Work to do:
Leaving the pictures out, print the lines from the first line of the listing through the line containing "0.053, 0.021, 0.008]", exactly as they read, and no others.

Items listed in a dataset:
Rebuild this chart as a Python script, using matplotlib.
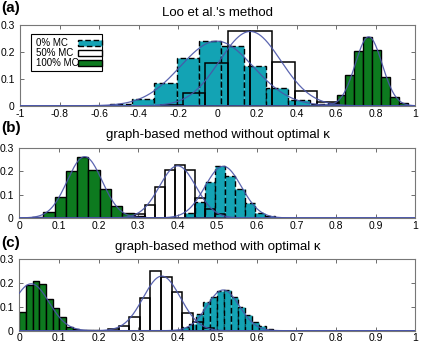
import numpy as np
import matplotlib
matplotlib.use("Agg")
import matplotlib.pyplot as plt
from matplotlib.patches import Rectangle

plt.rcParams['font.family'] = ['Liberation Sans', 'DejaVu Sans']

# ---------------- data ----------------
titles = ["Loo et al.'s method",
          "graph-based method without optimal κ",
          "graph-based method with optimal κ"]
panel_labels = ["(a)", "(b)", "(c)"]
legend_labels = ["0% MC", "50% MC", "100% MC"]

# panel (a)
a_teal_start, a_teal_width = -0.547, 0.113
a_teal_h = [0.005, 0.026, 0.084, 0.177, 0.242, 0.222, 0.149, 0.065, 0.022, 0.005]
a_white_start, a_white_width = -0.288, 0.113
a_white_h = [0.004, 0.049, 0.158, 0.276, 0.276, 0.164, 0.056, 0.014]
a_green_start, a_green_width = 0.512, 0.045
a_green_h = [0.004, 0.010, 0.042, 0.113, 0.205, 0.256, 0.208, 0.108, 0.034, 0.012]

# panel (b)
b_teal_start, b_teal_width = 0.418, 0.0254
b_teal_h = [0.020, 0.068, 0.152, 0.224, 0.181, 0.122, 0.064, 0.021, 0.007]
b_white_start, b_white_width = 0.292, 0.0254
b_white_h = [0.017, 0.057, 0.131, 0.205, 0.226, 0.205, 0.085, 0.040, 0.015]
b_green_start, b_green_width = 0.032, 0.0285
b_green_h = [0.005, 0.027, 0.089, 0.201, 0.262, 0.207, 0.124, 0.053, 0.021, 0.008]

# panel (c)
c_teal_start, c_teal_width = 0.412, 0.0176
c_teal_h = [0.015, 0.030, 0.070, 0.120, 0.142, 0.165, 0.172, 0.142, 0.100, 0.066, 0.038, 0.020, 0.005]
c_white_start, c_white_width = 0.224, 0.0268
c_white_h = [0.005, 0.018, 0.058, 0.137, 0.248, 0.226, 0.160, 0.075, 0.035, 0.012]
c_green_start, c_green_width = 0.0, 0.01685
c_green_h = [0.080, 0.192, 0.209, 0.193, 0.134, 0.093, 0.058, 0.017, 0.007, 0.004, 0.003, 0.002]

# gaussian fit parameters (mean, sigma, peak) per series
a_fits = [(-0.005, 0.185, 0.240), (0.165, 0.155, 0.276), (0.765, 0.068, 0.256)]
b_fits = [(0.515, 0.046, 0.221), (0.400, 0.046, 0.223), (0.165, 0.044, 0.262)]
c_fits = [(0.515, 0.041, 0.170), (0.360, 0.047, 0.228), (0.030, 0.045, 0.196)]

xlims = [(-1, 1), (0, 1), (0, 1)]
xticks_list = [np.round(np.arange(-1, 1.01, 0.2), 1), np.round(np.arange(0, 1.01, 0.1), 1),
               np.round(np.arange(0, 1.01, 0.1), 1)]
yticks = [0, 0.1, 0.2, 0.3]

# ---------------- style ----------------
TEAL = "#13a3b4"
GREEN = "#0d7a1f"
FIT = "#4a55a8"
DASH = (0, (4, 2))

fig = plt.figure(figsize=(4.21, 3.47), dpi=100)
axes_rects = [
    [0.048, 0.695, 0.938, 0.233],
    [0.046, 0.372, 0.940, 0.202],
    [0.046, 0.047, 0.940, 0.207],
]
title_y = [13, 135, 247]
label_y = [8, 128, 243]

panels = [
    (a_teal_start, a_teal_width, a_teal_h, a_white_start, a_white_width, a_white_h,
     a_green_start, a_green_width, a_green_h, a_fits),
    (b_teal_start, b_teal_width, b_teal_h, b_white_start, b_white_width, b_white_h,
     b_green_start, b_green_width, b_green_h, b_fits),
    (c_teal_start, c_teal_width, c_teal_h, c_white_start, c_white_width, c_white_h,
     c_green_start, c_green_width, c_green_h, c_fits),
]

def xfmt(v):
    if abs(v) < 1e-9:
        return "0"
    if abs(abs(v) - 1) < 1e-9:
        return "%d" % round(v)
    return ("%g" % v)

for i, (ts, tw, th, ws, ww, wh, gs, gw, gh, fits) in enumerate(panels):
    ax = fig.add_axes(axes_rects[i])
    tx = ts + tw * np.arange(len(th))
    ax.bar(tx, th, width=tw, align='edge', facecolor=TEAL, edgecolor='black',
           linewidth=1.0, linestyle=DASH, zorder=2)
    gx = gs + gw * np.arange(len(gh))
    ax.bar(gx, gh, width=gw, align='edge', facecolor=GREEN, edgecolor='black',
           linewidth=1.0, zorder=2)
    wx = ws + ww * np.arange(len(wh))
    ax.bar(wx, wh, width=ww, align='edge', facecolor='none', edgecolor='black',
           linewidth=1.1, zorder=3)
    lo, hi = xlims[i]
    xs = np.linspace(lo, hi, 800)
    for (mu, sd, pk) in fits:
        ax.plot(xs, pk * np.exp(-0.5 * ((xs - mu) / sd) ** 2), color=FIT,
                linewidth=0.9, alpha=0.9, zorder=4)

    ax.set_xlim(lo, hi)
    ax.set_ylim(0, 0.3)
    ax.set_xticks(xticks_list[i])
    ax.set_xticklabels([xfmt(v) for v in xticks_list[i]])
    ax.set_yticks(yticks)
    ax.set_yticklabels(["0", "0.1", "0.2", "0.3"])
    ax.tick_params(direction='in', length=3, width=0.6, color='#555555',
                   labelsize=7.5, top=True, right=True)
    ax.tick_params(axis='x', pad=2)
    ax.tick_params(axis='y', pad=4)
    for sp in ax.spines.values():
        sp.set_color('#777777')
        sp.set_linewidth(0.8)

    fig.text(218 / 421, 1 - title_y[i] / 347, titles[i], ha='center', va='center',
             fontsize=9.5)
    fig.text(0.002, 1 - label_y[i] / 347, panel_labels[i], ha='left', va='center',
             fontsize=11, fontweight='bold')

    if i == 0:
        # MATLAB-style legend: text left, swatch right
        T = ax.transAxes
        ax.add_patch(Rectangle((0.027, 0.43), 0.18, 0.455, transform=T,
                               facecolor='white', edgecolor='black', linewidth=0.8,
                               zorder=10, clip_on=False))
        rows = [0.773, 0.65, 0.527]
        faces = [TEAL, 'white', GREEN]
        styles = [DASH, 'solid', 'solid']
        for r, lab, fc, lsty in zip(rows, legend_labels, faces, styles):
            ax.text(0.04, r, lab, transform=T, ha='left', va='center',
                    fontsize=7, zorder=11)
            ax.add_patch(Rectangle((0.146, r - 0.037), 0.062, 0.074, transform=T,
                                   facecolor=fc, edgecolor='black', linewidth=1.0,
                                   linestyle=lsty, zorder=12, clip_on=False))

fig.savefig("out.png", dpi=100)
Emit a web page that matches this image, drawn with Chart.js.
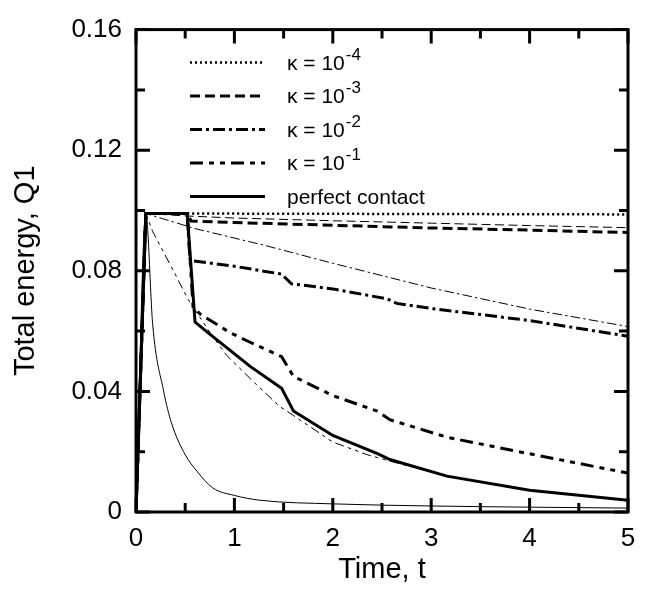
<!DOCTYPE html>
<html>
<head>
<meta charset="utf-8">
<script src="https://cdn.jsdelivr.net/npm/chart.js@4/dist/chart.umd.min.js"></script>
<style>
  html, body { margin: 0; padding: 0; background: #fff; }
  #wrap { width: 648px; height: 590px; }
</style>
</head>
<body>
<div id="wrap"><canvas id="grafico" width="648" height="590"></canvas></div>
<script>
// Datos (t, Q1)
// curvas gruesas (con meseta hasta t = 0.5)
const tK4 = [0, 0.1, 0.52, 5];
const qK4 = [0, 0.099, 0.099, 0.0987];
const tK3 = [0, 0.1, 0.52, 0.56, 1, 2, 3, 4, 5];
const qK3 = [0, 0.099, 0.099, 0.0965, 0.0960, 0.0951, 0.0942, 0.0935, 0.0927];
const tK2 = [0, 0.1, 0.52, 0.55, 1, 1.48, 1.58, 2, 2.55, 2.65, 3, 4, 5];
const qK2 = [0, 0.099, 0.099, 0.0834, 0.0815, 0.0789, 0.0757, 0.0740, 0.0707, 0.0692, 0.0675, 0.0635, 0.0583];
const tK1 = [0, 0.1, 0.52, 0.58, 0.65, 0.95, 1.16, 1.48, 1.6, 2, 2.45, 2.58, 3.16, 4, 5];
const qK1 = [0, 0.099, 0.099, 0.068, 0.0657, 0.0596, 0.0563, 0.0515, 0.045, 0.0386, 0.0335, 0.0306, 0.0248, 0.0193, 0.0129];
const tPC = [0, 0.1, 0.52, 0.6, 0.75, 1.16, 1.48, 1.6, 2, 2.46, 2.58, 3.16, 4, 5];
const qPC = [0, 0.099, 0.099, 0.063, 0.059, 0.0483, 0.041, 0.0335, 0.0254, 0.0193, 0.0174, 0.0119, 0.0072, 0.0039];

// curvas finas (sin meseta)
const tK4f = [0, 0.1, 5];
const qK4f = [0, 0.099, 0.0987];
const tK3f = [0, 0.1, 0.5, 1, 2, 3, 4, 5];
const qK3f = [0, 0.099, 0.0982, 0.0975, 0.0966, 0.0958, 0.0950, 0.0943];
const tK2f = [0, 0.1, 0.6, 1.3, 2, 3, 4, 5];
const qK2f = [0, 0.099, 0.094, 0.0885, 0.0825, 0.0743, 0.0673, 0.0615];
const tK1f = [0, 0.1, 0.17, 0.38, 0.53, 0.75, 0.92, 1.2, 1.46, 1.6, 2, 2.35, 2.6, 3.16, 4, 5];
const qK1f = [0, 0.099, 0.093, 0.080, 0.0705, 0.0596, 0.052, 0.043, 0.035, 0.032, 0.0232, 0.019, 0.0167, 0.0119, 0.0072, 0.0039];
const tPCf = [0, 0.1, 0.17, 0.28, 0.36, 0.5, 0.62, 0.78, 1, 1.26, 2, 3, 4, 5];
const qPCf = [0, 0.099, 0.062, 0.0402, 0.0296, 0.019, 0.0135, 0.008, 0.0055, 0.0039, 0.0027, 0.002, 0.0016, 0.0013];

const xTicks = [0, 1, 2, 3, 4, 5];
const yTicks = [0, 0.04, 0.08, 0.12, 0.16];

const leyenda = [
    { base: 'κ = 10', exp: '-4' },
    { base: 'κ = 10', exp: '-3' },
    { base: 'κ = 10', exp: '-2' },
    { base: 'κ = 10', exp: '-1' },
    { base: 'perfect contact', exp: '' }
];

const FUENTE = '"Liberation Sans", Arial, sans-serif';

// Estilos de línea
const estilos = {
    k4: [2, 3],
    k3: [10, 5],
    k2: [12, 4, 3, 4],
    k1: [13, 6, 5, 6, 5, 6],
    pc: []
};

function puntos(ts, qs) {
    return ts.map((t, i) => ({ x: t, y: qs[i] }));
}

function serie(ts, qs, dash, ancho, extra) {
    return Object.assign({
        data: puntos(ts, qs),
        borderColor: '#000',
        backgroundColor: '#000',
        borderWidth: ancho,
        borderDash: dash,
        pointRadius: 0,
        tension: 0,
        fill: false
    }, extra || {});
}

const escalar = (d, f) => d.map(v => v * f);

const datasets = [
    serie(tK4f, qK4f, [2, 3], 1),
    serie(tK3f, qK3f, escalar(estilos.k3, 0.9), 1),
    serie(tK2f, qK2f, escalar(estilos.k2, 0.8), 1),
    serie(tK1f, qK1f, escalar(estilos.k1, 0.7), 1),
    serie(tPCf, qPCf, [], 1, { cubicInterpolationMode: 'monotone' }),
    serie(tK4, qK4, estilos.k4, 2.5),
    serie(tK3, qK3, estilos.k3, 3),
    serie(tK2, qK2, estilos.k2, 3),
    serie(tK1, qK1, estilos.k1, 3),
    serie(tPC, qPC, estilos.pc, 3)
];
const legendDash = [estilos.k4, estilos.k3, estilos.k2, estilos.k1, estilos.pc];

// Marco y marcas de escala hacia dentro
const marco = {
    id: 'marco',
    afterDatasetsDraw(chart) {
        const { ctx, chartArea: a, scales } = chart;
        ctx.save();
        ctx.strokeStyle = '#000';
        ctx.setLineDash([]);
        ctx.lineWidth = 3;
        ctx.strokeRect(a.left, a.top, a.right - a.left, a.bottom - a.top);
        for (let v = 0; v <= 5.0001; v += 0.5) {
            const x = scales.x.getPixelForValue(v);
            const len = Math.abs(v - Math.round(v)) < 1e-6 ? 14 : 9;
            ctx.beginPath();
            ctx.moveTo(x, a.bottom); ctx.lineTo(x, a.bottom - len);
            ctx.moveTo(x, a.top); ctx.lineTo(x, a.top + len);
            ctx.stroke();
        }
        for (let k = 0; k <= 8; k++) {
            const y = scales.y.getPixelForValue(k * 0.02);
            const len = k % 2 === 0 ? 14 : 9;
            ctx.beginPath();
            ctx.moveTo(a.left, y); ctx.lineTo(a.left + len, y);
            ctx.moveTo(a.right, y); ctx.lineTo(a.right - len, y);
            ctx.stroke();
        }
        ctx.restore();
    }
};

// Leyenda dibujada dentro del área
const leyendaPlugin = {
    id: 'leyendaPlugin',
    afterDraw(chart) {
        const { ctx, chartArea: a } = chart;
        ctx.save();
        ctx.fillStyle = '#000';
        ctx.strokeStyle = '#000';
        ctx.textBaseline = 'alphabetic';
        ctx.textAlign = 'left';
        leyenda.forEach((item, i) => {
            const y = a.top + 33 + i * 33.5;
            ctx.lineWidth = i === 0 ? 2.5 : 3;
            ctx.setLineDash(legendDash[i]);
            ctx.beginPath();
            ctx.moveTo(a.left + 54, y);
            ctx.lineTo(a.left + 129, y);
            ctx.stroke();
            ctx.setLineDash([]);
            ctx.font = '21px ' + FUENTE;
            const x0 = a.left + 151;
            ctx.fillText(item.base, x0, y + 7);
            if (item.exp) {
                const w = ctx.measureText(item.base).width;
                ctx.font = '17px ' + FUENTE;
                ctx.fillText(item.exp, x0 + w + 1, y - 3);
            }
        });
        ctx.restore();
    }
};

const ctx = document.getElementById('grafico').getContext('2d');
const chart = new Chart(ctx, {
    type: 'line',
    data: { datasets: datasets },
    plugins: [marco, leyendaPlugin],
    options: {
        responsive: false,
        animation: false,
        events: [],
        layout: { padding: { left: 0, top: 15, right: 20, bottom: 0 } },
        plugins: { legend: { display: false }, tooltip: { enabled: false } },
        scales: {
            x: {
                type: 'linear',
                min: 0,
                max: 5,
                afterFit: s => { s.height = 78; },
                afterBuildTicks: s => { s.ticks = xTicks.map(v => ({ value: v })); },
                grid: { display: false, drawTicks: false },
                border: { display: false },
                ticks: {
                    padding: 11,
                    color: '#000',
                    font: { family: FUENTE, size: 26 },
                    callback: v => String(v)
                },
                title: {
                    display: true,
                    text: 'Time, t',
                    color: '#000',
                    font: { family: FUENTE, size: 29 },
                    padding: { top: 0, bottom: 3 }
                }
            },
            y: {
                type: 'linear',
                min: 0,
                max: 0.16,
                afterFit: s => { s.width = 136; },
                afterBuildTicks: s => { s.ticks = yTicks.map(v => ({ value: v })); },
                grid: { display: false, drawTicks: false },
                border: { display: false },
                ticks: {
                    padding: 14,
                    color: '#000',
                    font: { family: FUENTE, size: 26 },
                    callback: v => v === 0 ? '0' : Number(v).toFixed(2)
                },
                title: {
                    display: true,
                    text: 'Total energy, Q1',
                    color: '#000',
                    font: { family: FUENTE, size: 29 },
                    padding: { top: 9, bottom: 0 }
                }
            }
        }
    }
});
</script>
</body>
</html>
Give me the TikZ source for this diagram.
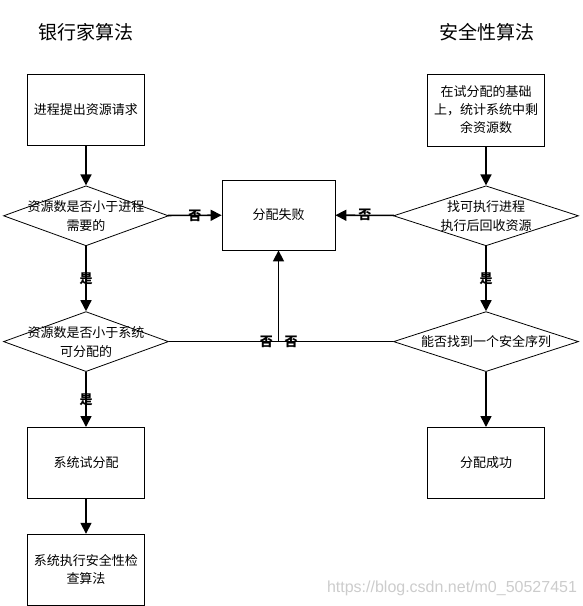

Final answer:
Rebuild this chart as a Python script, using matplotlib.
import numpy as np
import matplotlib
matplotlib.use("Agg")
import matplotlib.pyplot as plt
from matplotlib.patches import Rectangle

plt.rcParams['font.family'] = ['Liberation Sans', 'DejaVu Sans']

# ---------------- data ----------------
titles = ["Loo et al.'s method",
          "graph-based method without optimal κ",
          "graph-based method with optimal κ"]
panel_labels = ["(a)", "(b)", "(c)"]
legend_labels = ["0% MC", "50% MC", "100% MC"]

# panel (a)
a_teal_start, a_teal_width = -0.547, 0.113
a_teal_h = [0.005, 0.026, 0.084, 0.177, 0.242, 0.222, 0.149, 0.065, 0.022, 0.005]
a_white_start, a_white_width = -0.288, 0.113
a_white_h = [0.004, 0.049, 0.158, 0.276, 0.276, 0.164, 0.056, 0.014]
a_green_start, a_green_width = 0.512, 0.045
a_green_h = [0.004, 0.010, 0.042, 0.113, 0.205, 0.256, 0.208, 0.108, 0.034, 0.012]

# panel (b)
b_teal_start, b_teal_width = 0.418, 0.0254
b_teal_h = [0.020, 0.068, 0.152, 0.224, 0.181, 0.122, 0.064, 0.021, 0.007]
b_white_start, b_white_width = 0.292, 0.0254
b_white_h = [0.017, 0.057, 0.131, 0.205, 0.226, 0.205, 0.085, 0.040, 0.015]
b_green_start, b_green_width = 0.032, 0.0285
b_green_h = [0.005, 0.027, 0.089, 0.201, 0.262, 0.207, 0.124, 0.053, 0.021, 0.008]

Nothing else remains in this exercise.